- DVD cover
- Directed by: Christopher Olen Ray
- Written by: Eric Forsberg
- Produced by: David Michael Latt; David Rimawi; Paul Bales;
- Starring: Cody Deal; Patricia Velásquez; Kevin Nash; Richard Grieco; Nicole Fox;
- Cinematography: Alexander Yellen
- Edited by: Benjamin Lee Cooper Ron Santiano
- Music by: Chris Ridenhour
- Distributed by: The Asylum
- Release date: May 7, 2011;
- Running time: 92 minutes
- Country: United States
- Language: English
- Budget: $200,000

= Almighty Thor =

2011 television film directed by Christopher Olen Ray

Almighty Thor is a 2011 American superhero television film directed by Christopher Olen Ray. The film, a mockbuster coinciding with the release of the Marvel Studios film Thor, was produced by The Asylum for $200,000. It premiered on the Syfy cable network on May 7, 2011 and was released on DVD on May 10, 2011 in the United States. The film was met with a largely negative response from critics. Loosely inspired by Norse mythology, the film follows the young warrior Thor (Cody Deal) in his battle against Loki (Richard Grieco).
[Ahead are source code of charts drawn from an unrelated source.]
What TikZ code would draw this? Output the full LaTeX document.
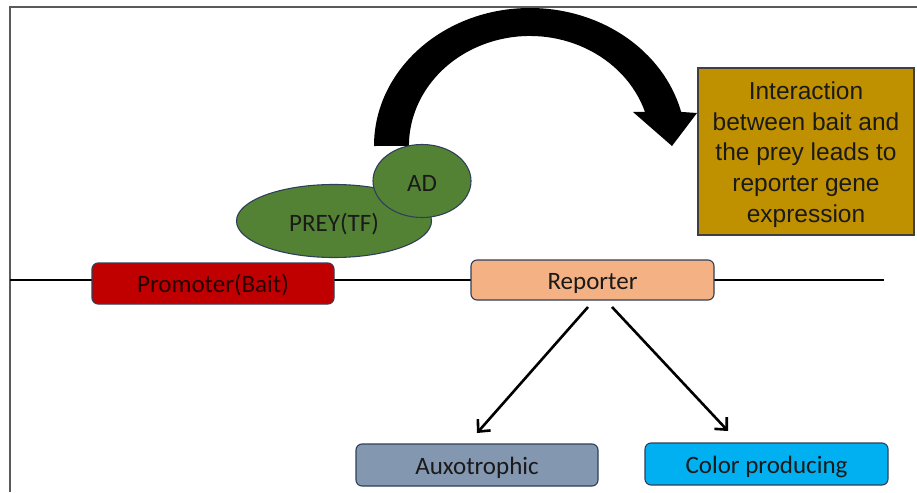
\documentclass[tikz,border=0pt]{standalone}
\usepackage{fontspec}
\setmainfont{Carlito}
\newfontfamily\arialfont{Liberation Sans}
\usetikzlibrary{arrows.meta,calc,shapes.geometric}
\definecolor{frameg}{HTML}{5A5A5A}
\definecolor{promred}{HTML}{C00000}
\definecolor{reppeach}{HTML}{F4B183}
\definecolor{auxblue}{HTML}{8497B0}
\definecolor{colcyan}{HTML}{00B0F0}
\definecolor{gold}{HTML}{BF9000}
\definecolor{leaf}{HTML}{548235}
\definecolor{edgeblue}{HTML}{2F3F5A}
\definecolor{txt}{HTML}{1A1A1A}
\tikzset{
  gbox/.style={draw=edgeblue, line width=1.1pt, rounded corners=6pt, inner sep=0pt,
    font=\fontsize{25}{28}\selectfont, text=txt, text height=22pt, text depth=4pt},
  blob/.style={ellipse, draw=edgeblue, line width=1.1pt, fill=leaf, inner sep=0pt,
    font=\fontsize{25}{28}\selectfont, text=txt, text height=24pt, text depth=4pt},
  rarrow/.style={line width=2.6pt, -{Straight Barb[length=9pt,width=17pt,line width=2.6pt]}},
}
\begin{document}
\begin{tikzpicture}[x=1pt,y=-1pt]
\useasboundingbox (0,0) rectangle (917,492);
% frame
\draw[frameg, line width=2pt] (10,492) -- (10,7) -- (917,7);
% DNA line
\coordinate (lineL) at (10,280);
\coordinate (lineR) at (884,280);
\draw[line width=1.8pt] (lineL) -- (lineR);
% curved arrow
\fill[black] (374,146)
  arc[start angle=180, end angle=345.7, x radius=156, y radius=138]
  -- (697,113) -- (672,146) -- (633,112) -- (645,112)
  arc[start angle=342, end angle=180, x radius=121, y radius=110]
  -- cycle;
% boxes
\node[gbox, fill=promred, minimum width=242pt, minimum height=41pt, text=black!85!red] (prom) at (213,283.5) {Promoter(Bait)};
\node[gbox, fill=reppeach, minimum width=243pt, minimum height=40pt] (rep) at (592.5,280) {Reporter};
\node[gbox, fill=auxblue, minimum width=242pt, minimum height=42pt] (aux) at (477,465) {Auxotrophic};
\node[gbox, fill=colcyan, minimum width=243pt, minimum height=42pt] (col) at (766.5,464) {Color producing};
% ellipses
\node[blob, minimum width=195pt, minimum height=73pt] (prey) at (334,221) {PREY(TF)};
\node[blob, minimum width=98pt, minimum height=73pt] (ad) at (422,181) {AD};
% gold box
\node[draw=frameg!70!black, line width=1.2pt, fill=gold, minimum width=216pt, minimum height=167pt,
  label={[align=center, text=txt, font=\arialfont\fontsize{24.5}{30.7}\selectfont, yshift=-3pt]center:{Interaction\\between bait and\\the prey leads to\\reporter gene\\expression}}]
  (info) at (806,151.5) {};
% reporter arrows
\coordinate (s1) at (588,307);
\coordinate (s2) at (612,307);
\coordinate (e1) at (477,433);
\coordinate (e2) at (728,431);
\draw[rarrow] (s1) -- (e1);
\draw[rarrow] (s2) -- (e2);
\end{tikzpicture}
\end{document}
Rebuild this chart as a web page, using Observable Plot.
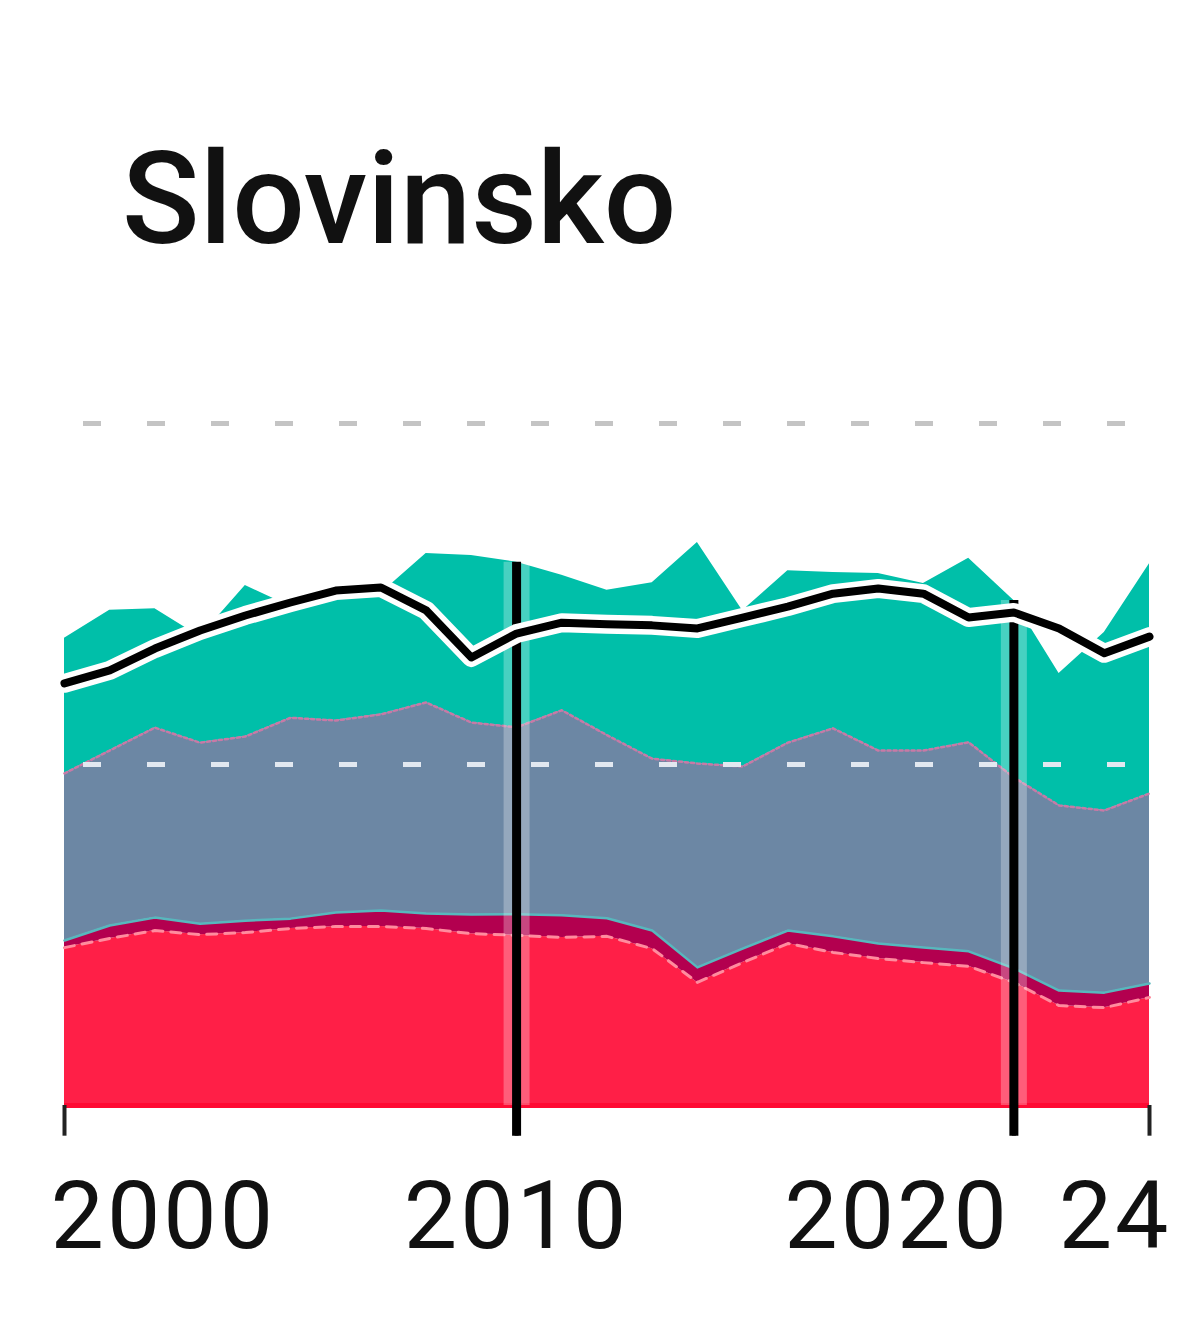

In 2022, The Asylum released a second Thor film titled Thor: God of Thunder.

== Plot ==
When the god of deception Loki (Richard Grieco) wipes off the city of Valhalla to steal the Hammer Of Invincibility, only the young hero Thor (Cody Deal) can recover the cities from evil. When Thor's father and older brother are killed in a futile attempt to retrieve the hammer from Loki, a Valkyrie named Jarnsaxa (Patricia Velásquez) attempts to train a naïve and inexperienced warrior Thor to fight Loki. This leads them on a short quest from their training camp, to the Tree of Inventory to collect a sword and shield and then to a small city where Loki attempts to hypnotize the refusing residents into serving as his minions by bringing on a wipeout with a small army of demon beasts. When Thor is about to be defeated, he must forge his own fate to save the city and reclaim the Hammer Of Invincibility from Loki once and for all.

==Cast==
- Cody Deal as Thor
- Richard Grieco as Loki
- Patricia Velásquez as Járnsaxa
- Kevin Nash as Odin
- Jess Allen as Baldir
- Chris Ivan Cevic as Himdall
- Rodney Wilson as Hrothgar
- Kristen Kerr as Herja
- Charlie Glackin as Hundig
- Nicole Fox as Redhead Norn
- Leslea Fisher as Blonde Norn
- Lauren Halperin as Brunette Norn
- William Webb as Street Punk
- Jason Medbury as the Tree of Life Guardian

==Release==
Almighty Thor premiered on May 7, 2011, near the time of release of Marvel Studios' Thor.

==Reception==
Almighty Thor received largely negative reviews from critics. Reviewing the film for The A.V. Club, Phil Dyess-Nugent gave Almighty Thor a rating
of "D−", taking issue with the film's low budget: "The film is so underpopulated that most of the awful deaths Loki inflicts go down off-camera; he points his stick or gives a command to his dogs, and then you hear somebody holler, "Argghhhh!!"" Dyess-Nugent also criticized the acting of the leads and took issue with the producer's decision to shoot the LA scenes in abandoned parking lots: "The comic high point is a fight between Thor and Loki, with the guys spinning around and waving their weapons at each other while keeping one eye peeled for cops who might demand to see their filming permit." The Blueprint website review of the film stated, "This brain numbing 80 minutes of constant noise, cheap effects, background music that never once stops and ropey acting will test the patience of even the most hardened B-movie aficionado ... Almighty Thor was just one giant headache of a film." In a humorous and ironic review, Stuart Heritage from the Guardian declared that Almighty Thor was better than the Marvel film on which it was based.